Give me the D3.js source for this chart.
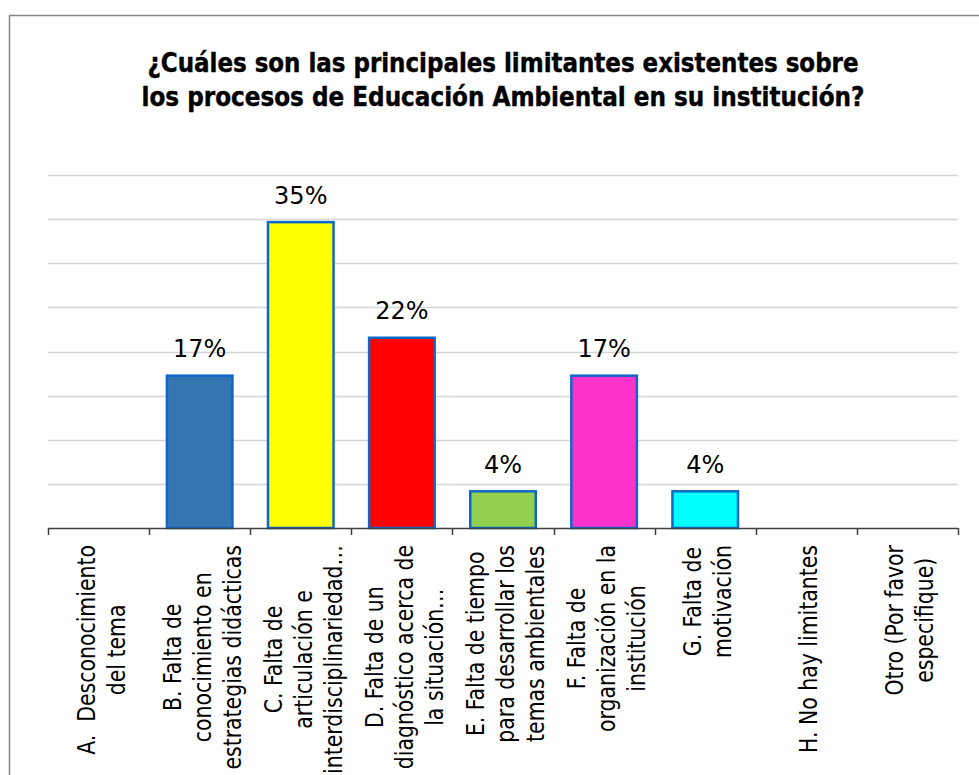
<!DOCTYPE html>
<html>
<head>
<meta charset="utf-8">
<script src="https://cdn.jsdelivr.net/npm/d3@7/dist/d3.min.js"></script>
<style>
  html, body { margin: 0; padding: 0; background: #fff; }
  svg { display: block; }
</style>
</head>
<body>
<svg id="chart" width="979" height="775"></svg>
<script>
// ---- data ----
const titleLines = [
  "¿Cuáles son las principales limitantes existentes sobre",
  "los procesos de Educación Ambiental en su institución?"
];
const categories = ["A", "B", "C", "D", "E", "F", "G", "H", "Otro"];
const categoryLabels = [
  ["A.  Desconocimiento", "del tema"],
  ["B. Falta de", "conocimiento en", "estrategias didácticas"],
  ["C. Falta de", "articulación e", "interdisciplinariedad…"],
  ["D. Falta de un", "diagnóstico acerca de", "la situación…"],
  ["E. Falta de tiempo", "para desarrollar los", "temas ambientales"],
  ["F. Falta de", "organización en la", "institución"],
  ["G. Falta de", "motivación"],
  ["H. No hay limitantes"],
  ["Otro (Por favor", "especifique)"]
];
const values = [0, 0.174, 0.348, 0.217, 0.043, 0.174, 0.043, 0, 0];
const valueLabels = ["", "17%", "35%", "22%", "4%", "17%", "4%", "", ""];
const barColors = ["#3275B0", "#3275B0", "#FFFF00", "#FF0000", "#92D050", "#FF33CC", "#00FFFF", "#3275B0", "#3275B0"];
const yTicks = [0.05, 0.10, 0.15, 0.20, 0.25, 0.30, 0.35, 0.40];

// ---- layout ----
const svg = d3.select("#chart");
const FONT = "'DejaVu Sans Condensed', 'DejaVu Sans', Verdana, sans-serif";
const FONT_R = "'DejaVu Sans', Verdana, sans-serif";
const plot = { left: 48, right: 958, top: 175, bottom: 528 };

// frame
svg.append("rect")
  .attr("x", 9.5).attr("y", 15.5)
  .attr("width", 1000).attr("height", 1000)
  .attr("fill", "none").attr("stroke", "#878787").attr("stroke-width", 1.5);

function measure(text, family, weight, size) {
  const t = svg.append("text").attr("font-family", family).attr("font-weight", weight)
    .attr("font-size", size).attr("xml:space", "preserve").text(text);
  const w = t.node().getComputedTextLength();
  t.remove();
  return w;
}

// title
const titleTargets = [711, 723];
const TITLE_SIZE = 26;
svg.append("g").selectAll("text").data(titleLines).join("text")
  .attr("x", 503)
  .attr("y", (d, i) => 72 + i * 34)
  .attr("text-anchor", "middle")
  .attr("font-family", FONT).attr("font-weight", "bold")
  .attr("font-size", TITLE_SIZE)
  .attr("textLength", (d, i) => titleTargets[i])
  .attr("lengthAdjust", "spacingAndGlyphs")
  .attr("fill", "#000")
  .attr("stroke", "#000").attr("stroke-width", 0.4)
  .text(d => d);

// scales
const x = d3.scaleBand().domain(categories)
  .range([plot.left, plot.right]).paddingInner(0.327).paddingOuter(0.1635);
const xEdges = d3.scaleBand().domain(categories).range([plot.left, plot.right]).padding(0);
const y = d3.scaleLinear().domain([0, 0.40]).range([plot.bottom, plot.top]);

// gridlines
svg.append("g").selectAll("line").data(yTicks).join("line")
  .attr("x1", plot.left).attr("x2", plot.right)
  .attr("y1", d => Math.round(y(d)) + 0.5).attr("y2", d => Math.round(y(d)) + 0.5)
  .attr("stroke", "#D4D4D4").attr("stroke-width", 1.5);

// bars
const data = categories.map((c, i) => ({ c, v: values[i], label: valueLabels[i], color: barColors[i], lines: categoryLabels[i] }));
svg.append("g").selectAll("rect").data(data.filter(d => d.v > 0)).join("rect")
  .attr("x", d => x(d.c) + 1.25)
  .attr("width", x.bandwidth() - 2.5)
  .attr("y", d => y(d.v) + 1.25)
  .attr("height", d => y(0) - y(d.v) - 1.25)
  .attr("fill", d => d.color)
  .attr("stroke", "#0F67C8").attr("stroke-width", 2.5);

// value labels
const VALUE_SIZE = 24;
svg.append("g").selectAll("text").data(data.filter(d => d.v > 0)).join("text")
  .attr("x", d => x(d.c) + x.bandwidth() / 2)
  .attr("y", d => y(d.v) - 17)
  .attr("text-anchor", "middle")
  .attr("font-family", FONT_R).attr("font-size", VALUE_SIZE)
  .attr("fill", "#000")
  .text(d => d.label);

// x axis baseline + ticks at category boundaries
svg.append("line")
  .attr("x1", plot.left).attr("x2", plot.right)
  .attr("y1", plot.bottom + 0.5).attr("y2", plot.bottom + 0.5)
  .attr("stroke", "#404040").attr("stroke-width", 1.5);
const edges = categories.map(c => xEdges(c)).concat([plot.right]);
svg.append("g").selectAll("line").data(edges).join("line")
  .attr("x1", d => Math.round(d) + 0.5).attr("x2", d => Math.round(d) + 0.5)
  .attr("y1", plot.bottom).attr("y2", plot.bottom + 7)
  .attr("stroke", "#404040").attr("stroke-width", 1.5);

// category labels, rotated
const AXIS_SIZE = 24;
const k = 208 / measure("H. No hay limitantes", FONT, "normal", AXIS_SIZE);
const lineGap = 30;
const labelG = svg.append("g");
data.forEach(d => {
  const cx = xEdges(d.c) + xEdges.bandwidth() / 2;
  const n = d.lines.length;
  const widths = d.lines.map(l => measure(l, FONT, "normal", AXIS_SIZE) * k);
  const maxW = d3.max(widths);
  const cy = 545 + maxW / 2;
  d.lines.forEach((l, i) => {
    const bx = cx + (i - (n - 1) / 2) * lineGap + 11;
    labelG.append("text")
      .attr("transform", `translate(${bx},${cy}) rotate(-90)`)
      .attr("text-anchor", "middle")
      .attr("font-family", FONT).attr("font-size", AXIS_SIZE)
      .attr("xml:space", "preserve")
      .attr("textLength", widths[i])
      .attr("lengthAdjust", "spacingAndGlyphs")
      .attr("fill", "#000")
      .text(l);
  });
});
</script>
</body>
</html>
===
PROBLEM TO WORK ON -> Transcribe the full listing above exactly as it stands, minus the pictures.

OUTPUT FOR THIS TASK ->
Give me the D3.js source for this chart.
<!DOCTYPE html>
<html>
<head>
<meta charset="utf-8">
<script src="https://cdn.jsdelivr.net/npm/d3@7/dist/d3.min.js"></script>
<style>
  html, body { margin: 0; padding: 0; background: #fff; }
  svg { display: block; }
</style>
</head>
<body>
<svg id="chart" width="979" height="775"></svg>
<script>
// ---- data ----
const titleLines = [
  "¿Cuáles son las principales limitantes existentes sobre",
  "los procesos de Educación Ambiental en su institución?"
];
const categories = ["A", "B", "C", "D", "E", "F", "G", "H", "Otro"];
const categoryLabels = [
  ["A.  Desconocimiento", "del tema"],
  ["B. Falta de", "conocimiento en", "estrategias didácticas"],
  ["C. Falta de", "articulación e", "interdisciplinariedad…"],
  ["D. Falta de un", "diagnóstico acerca de", "la situación…"],
  ["E. Falta de tiempo", "para desarrollar los", "temas ambientales"],
  ["F. Falta de", "organización en la", "institución"],
  ["G. Falta de", "motivación"],
  ["H. No hay limitantes"],
  ["Otro (Por favor", "especifique)"]
];
const values = [0, 0.174, 0.348, 0.217, 0.043, 0.174, 0.043, 0, 0];
const valueLabels = ["", "17%", "35%", "22%", "4%", "17%", "4%", "", ""];
const barColors = ["#3275B0", "#3275B0", "#FFFF00", "#FF0000", "#92D050", "#FF33CC", "#00FFFF", "#3275B0", "#3275B0"];
const yTicks = [0.05, 0.10, 0.15, 0.20, 0.25, 0.30, 0.35, 0.40];

// ---- layout ----
const svg = d3.select("#chart");
const FONT = "'DejaVu Sans Condensed', 'DejaVu Sans', Verdana, sans-serif";
const FONT_R = "'DejaVu Sans', Verdana, sans-serif";
const plot = { left: 48, right: 958, top: 175, bottom: 528 };

// frame
svg.append("rect")
  .attr("x", 9.5).attr("y", 15.5)
  .attr("width", 1000).attr("height", 1000)
  .attr("fill", "none").attr("stroke", "#878787").attr("stroke-width", 1.5);

function measure(text, family, weight, size) {
  const t = svg.append("text").attr("font-family", family).attr("font-weight", weight)
    .attr("font-size", size).attr("xml:space", "preserve").text(text);
  const w = t.node().getComputedTextLength();
  t.remove();
  return w;
}

// title
const titleTargets = [711, 723];
const TITLE_SIZE = 26;
svg.append("g").selectAll("text").data(titleLines).join("text")
  .attr("x", 503)
  .attr("y", (d, i) => 72 + i * 34)
  .attr("text-anchor", "middle")
  .attr("font-family", FONT).attr("font-weight", "bold")
  .attr("font-size", TITLE_SIZE)
  .attr("textLength", (d, i) => titleTargets[i])
  .attr("lengthAdjust", "spacingAndGlyphs")
  .attr("fill", "#000")
  .attr("stroke", "#000").attr("stroke-width", 0.4)
  .text(d => d);

// scales
const x = d3.scaleBand().domain(categories)
  .range([plot.left, plot.right]).paddingInner(0.327).paddingOuter(0.1635);
const xEdges = d3.scaleBand().domain(categories).range([plot.left, plot.right]).padding(0);
const y = d3.scaleLinear().domain([0, 0.40]).range([plot.bottom, plot.top]);

// gridlines
svg.append("g").selectAll("line").data(yTicks).join("line")
  .attr("x1", plot.left).attr("x2", plot.right)
  .attr("y1", d => Math.round(y(d)) + 0.5).attr("y2", d => Math.round(y(d)) + 0.5)
  .attr("stroke", "#D4D4D4").attr("stroke-width", 1.5);

// bars
const data = categories.map((c, i) => ({ c, v: values[i], label: valueLabels[i], color: barColors[i], lines: categoryLabels[i] }));
svg.append("g").selectAll("rect").data(data.filter(d => d.v > 0)).join("rect")
  .attr("x", d => x(d.c) + 1.25)
  .attr("width", x.bandwidth() - 2.5)
  .attr("y", d => y(d.v) + 1.25)
  .attr("height", d => y(0) - y(d.v) - 1.25)
  .attr("fill", d => d.color)
  .attr("stroke", "#0F67C8").attr("stroke-width", 2.5);

// value labels
const VALUE_SIZE = 24;
svg.append("g").selectAll("text").data(data.filter(d => d.v > 0)).join("text")
  .attr("x", d => x(d.c) + x.bandwidth() / 2)
  .attr("y", d => y(d.v) - 17)
  .attr("text-anchor", "middle")
  .attr("font-family", FONT_R).attr("font-size", VALUE_SIZE)
  .attr("fill", "#000")
  .text(d => d.label);

// x axis baseline + ticks at category boundaries
svg.append("line")
  .attr("x1", plot.left).attr("x2", plot.right)
  .attr("y1", plot.bottom + 0.5).attr("y2", plot.bottom + 0.5)
  .attr("stroke", "#404040").attr("stroke-width", 1.5);
const edges = categories.map(c => xEdges(c)).concat([plot.right]);
svg.append("g").selectAll("line").data(edges).join("line")
  .attr("x1", d => Math.round(d) + 0.5).attr("x2", d => Math.round(d) + 0.5)
  .attr("y1", plot.bottom).attr("y2", plot.bottom + 7)
  .attr("stroke", "#404040").attr("stroke-width", 1.5);

// category labels, rotated
const AXIS_SIZE = 24;
const k = 208 / measure("H. No hay limitantes", FONT, "normal", AXIS_SIZE);
const lineGap = 30;
const labelG = svg.append("g");
data.forEach(d => {
  const cx = xEdges(d.c) + xEdges.bandwidth() / 2;
  const n = d.lines.length;
  const widths = d.lines.map(l => measure(l, FONT, "normal", AXIS_SIZE) * k);
  const maxW = d3.max(widths);
  const cy = 545 + maxW / 2;
  d.lines.forEach((l, i) => {
    const bx = cx + (i - (n - 1) / 2) * lineGap + 11;
    labelG.append("text")
      .attr("transform", `translate(${bx},${cy}) rotate(-90)`)
      .attr("text-anchor", "middle")
      .attr("font-family", FONT).attr("font-size", AXIS_SIZE)
      .attr("xml:space", "preserve")
      .attr("textLength", widths[i])
      .attr("lengthAdjust", "spacingAndGlyphs")
      .attr("fill", "#000")
      .text(l);
  });
});
</script>
</body>
</html>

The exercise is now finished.